Erlebnisbericht Das beispielhafte Leben des Samuel W. von Christoph Güthner
Aus einhundert Gesprächen über die reale Person eines AfD-Bürgermeisterkandidaten in Görlitz hat der Autor Lukas Rietzschel einen Bühnentext montiert, vorgetragen von den ganz in Weiß gekleideten und vor weißem Hintergrund auftretenden Figuren von Das beispielhafte Leben des Samuel W.. Aus diesen subjektiv geprägten Erinnerungen an besagte Wahl, aber auch an die DDR-Zeit und insbesondere an die durch Brüche und Umwälzungen geprägte Wendezeit spricht ein hohes Maß an Authentizität. Als Zuschauer hat man das Gefühl, man könnte die Sätze ebenso gut im Zug oder an der Supermarktkasse mithören. Mit diesem Kunstgriff gelingt es dem Autor tief in diese Themen einzusteigen, ohne selbst Stellung beziehen zu müssen. Stattdessen zeichnet er ein Stimmungsbild in der Bevölkerung, das die Voraussetzung für die hohen Stimmanteile für den AfD-Kandidaten bei einer Görlitzer Bürgermeisterwahl darstellt.

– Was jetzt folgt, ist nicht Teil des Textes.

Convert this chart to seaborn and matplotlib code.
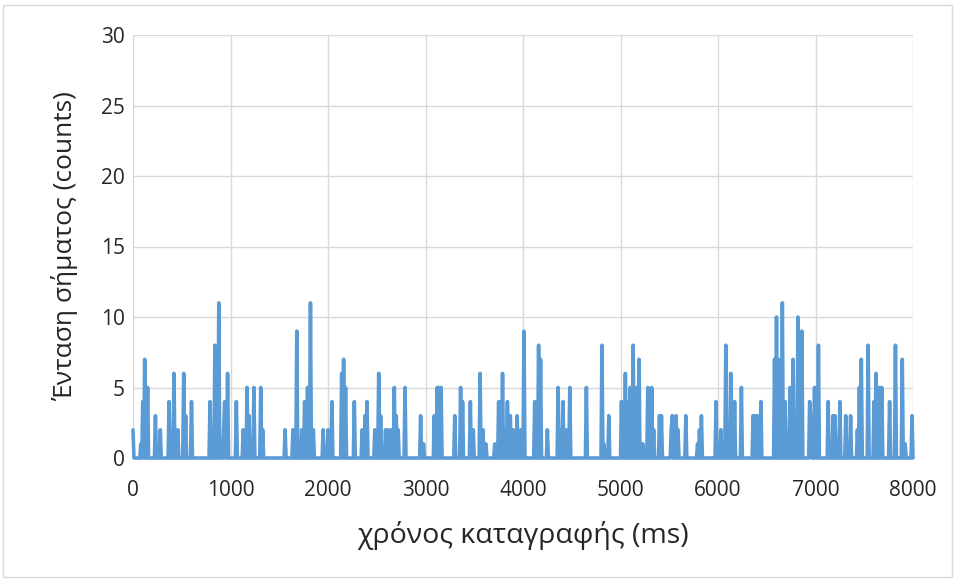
import numpy as np
import pandas as pd
import matplotlib
matplotlib.use("Agg")
import matplotlib.pyplot as plt
import matplotlib.patches as mpatches
import seaborn as sns

# ---- data (time in ms, counts) ----
spike_times = [
    0, 79, 96, 123, 147, 232, 284, 369, 424, 455, 520, 540, 602, 793, 841, 879,
    926, 944, 967, 1063, 1131, 1166, 1193, 1245, 1309, 1330, 1559, 1637, 1675,
    1730, 1764, 1791, 1822, 1849, 1952, 2000, 2044, 2140, 2164, 2185, 2270,
    2349, 2379, 2400, 2482, 2516, 2540, 2588, 2612, 2636, 2677, 2697, 2715,
    2793, 2950, 2978, 3090, 3115, 3135, 3159, 3302, 3357, 3378, 3463, 3491,
    3556, 3586, 3617, 3713, 3747, 3767, 3791, 3815, 3843, 3870, 3901, 3935,
    3979, 4013, 4116, 4157, 4181, 4249, 4356, 4380, 4413, 4437, 4482, 4646,
    4807, 4834, 4875, 5012, 5046, 5073, 5097, 5131, 5158, 5190, 5210, 5227,
    5279, 5320, 5337, 5395, 5415, 5518, 5531, 5569, 5586, 5671, 5791, 5808,
    5832, 5976, 6027, 6082, 6133, 6174, 6236, 6362, 6380, 6397, 6437, 6584,
    6602, 6620, 6659, 6687, 6714, 6745, 6772, 6817, 6865, 6936, 6950, 6988,
    7029, 7131, 7179, 7200, 7251, 7313, 7364, 7432, 7450, 7473, 7541, 7600,
    7617, 7644, 7661, 7678, 7764, 7815, 7894, 7918, 7986,
]
spike_counts = [
    2, 1, 4, 7, 5, 3, 2, 4, 6, 2, 6, 3, 4, 4, 8, 11,
    2, 4, 6, 4, 2, 5, 3, 5, 5, 2, 2, 2, 9,
    2, 4, 5, 11, 2, 2, 2, 4, 6, 7, 5, 4,
    2, 3, 4, 2, 6, 3, 2, 2, 2, 5, 3, 2,
    5, 3, 1, 3, 5, 5, 5, 3, 5, 4, 4, 2,
    6, 2, 1, 1, 4, 4, 6, 2, 4, 3, 2, 3,
    2, 9, 4, 8, 7, 2, 5, 2, 4, 2, 5, 5,
    8, 1, 3, 4, 6, 4, 5, 8, 5, 7, 1, 1,
    5, 5, 2, 3, 3, 2, 3, 3, 2, 3, 1, 2,
    3, 4, 2, 8, 6, 4, 5, 3, 3, 3, 4, 7,
    10, 7, 11, 4, 1, 5, 7, 10, 9, 4, 3, 5,
    8, 4, 3, 3, 4, 3, 3, 2, 5, 7, 8, 4,
    6, 5, 5, 5, 4, 8, 7, 1, 3,
]
sample_step_ms = 10
x_ticks = [0, 1000, 2000, 3000, 4000, 5000, 6000, 7000, 8000]
y_ticks = [0, 5, 10, 15, 20, 25, 30]
x_label = "χρόνος καταγραφής (ms)"
y_label = "Ένταση σήματος (counts)"

# build the sampled series (zero between recorded events)
time = np.arange(0, x_ticks[-1] + sample_step_ms, sample_step_ms)
counts = np.zeros(len(time))
for t, c in zip(spike_times, spike_counts):
    counts[int(round(t / sample_step_ms))] = c
df = pd.DataFrame({"time": time, "counts": counts})

sns.set_theme(style="white")
plt.rcParams["font.family"] = ["Open Sans", "DejaVu Sans"]

W, H = 957, 581
fig = plt.figure(figsize=(W / 100, H / 100), dpi=100)
fig.patch.set_facecolor("white")
ax = fig.add_axes([133 / W, 1 - 458 / H, 780 / W, 423 / H])

sns.lineplot(data=df, x="time", y="counts", color="#5B9BD5", linewidth=2.6,
             ax=ax, zorder=3)
for ln in ax.lines:
    ln.set_solid_joinstyle("round")
    ln.set_solid_capstyle("round")
    ln.set_clip_on(False)

ax.set_xlim(x_ticks[0], x_ticks[-1])
ax.set_ylim(y_ticks[0], y_ticks[-1])
ax.set_xticks(x_ticks)
ax.set_yticks(y_ticks)
ax.set_xticklabels([str(v) for v in x_ticks])
ax.set_yticklabels([str(v) for v in y_ticks])
ax.grid(True, color="#D9D9D9", linewidth=1.0, zorder=0)
for s in ax.spines.values():
    s.set_visible(False)
ax.tick_params(axis="both", length=0, labelsize=15, colors="#262626")
ax.tick_params(axis="x", pad=16)
ax.tick_params(axis="y", pad=6)
ax.set_xlabel(x_label, fontsize=20.5, color="#262626", labelpad=14)
ax.set_ylabel(y_label, fontsize=19, color="#262626", labelpad=16)

# outer chart border
fig.patches.append(mpatches.Rectangle((3 / W, 4 / H), (W - 8) / W, (H - 9) / H,
                                      transform=fig.transFigure, fill=False,
                                      edgecolor="#D9D9D9", linewidth=1.0))

fig.savefig("out.png", dpi=100, facecolor="white")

Dabei werden die Figuren des Stücks nicht vorgeführt oder gar an den Pranger gestellt. Rietzschels Worte führen einem in klarem, direkten Ton die Brüche und Zumutungen für die Menschen in der Nachwendezeit vor Augen. Dazu gehört die Überforderung angesichts komplexer Zusammenhänge in Wirtschaft und Gesellschaft und die allmählich allgegenwärtige Genervtheit ob der sich unablässig aneinanderreihender Krisen. Die Antwort? Die Komplexität mit Verschwörungstheorien radikal zu vereinfachen, zumindest für einige.
Während die Figuren all das in Alltagssprache diskutieren, sieht das Publikum sie ihr Haus bewohnen, mit Freunden am kleinen Pool sitzen, unter dem Baum im Garten Karten und Tischtennis spielen, Kinder bekommen. Im Hintergrund ragt das Heck des Familienautos. in die Höhe. Der Eindruck, der sich einstellt: Das sind Menschen wie Du und ich, Nachbarn, die ihrer Arbeit nachgehen, sich über den Gartenzaun hinweg austauschen und ihre erlebten Lebensjahrzehnte subjektiv, meist auch konträr, erinnern und daraus ihre Schlüsse ziehen. Sie sind unzufrieden, sie wünschen sich ein überschaubares und ruhiges Leben, mehr Sicherheit und stabilere Verhältnisse. Für den Umstand, dass das nicht der Fall ist, machen sie pauschal die Politik und deren Repräsentanten verantwortlich.
Die Figur des Samuel W. ist ebenfalls auf der Bühne anwesend: Auf einem hohen Podest mittig im hinteren Bühnenbereich ergeht er sich stumm, mit seitlich gescheitelten und gegelten Haaren und ausdruckslosem Gesicht, in wechselnden, teils Körper-verrenkenden Posen. Das lässt unwillkürlich an Hitlers Posen für die Bilderserie seines persönlichen Fotografen Hoffmann denken, mit welcher er die Publikumswirkung seiner Reden entwickelte. Auch das, was die Figuren konkret über den Bürgermeisterkandidaten und seinen Lebenslauf berichten, lässt an Parallelen zu Hitlers Jugendzeit in Wien und später in München denken. Ebenso wie dieser war Samuel W. scheinbar ein junger Mensch, der seinen Platz in der Welt suchte, dafür Soldat und Polizist wurde, ein Jahr studierte, sich hier und da ausprobierte und schließlich seine Berufung darin fand, seine Mitmenschen mit populistischen Aussagen in seinen Bann zu ziehen.
Wie die Bürgermeisterwahl und damit das Theaterstück endet, soll hier nicht verraten werden. Nur soviel: Als Schlussszene vollführt die Figur des Samuel W. eine Art Veitstanz auf seinem Podest hoch über allen. Das Publikum bricht aus Begeisterung über das Stück in lauten Applaus aus. Auch ich klatsche. Gleichzeitig gefriert mir aber wegen dieses Veitstanzes und dem, was mir in dem Stück überdeutlich als Realität vor Augen geführt wurde, das Blut in den Adern.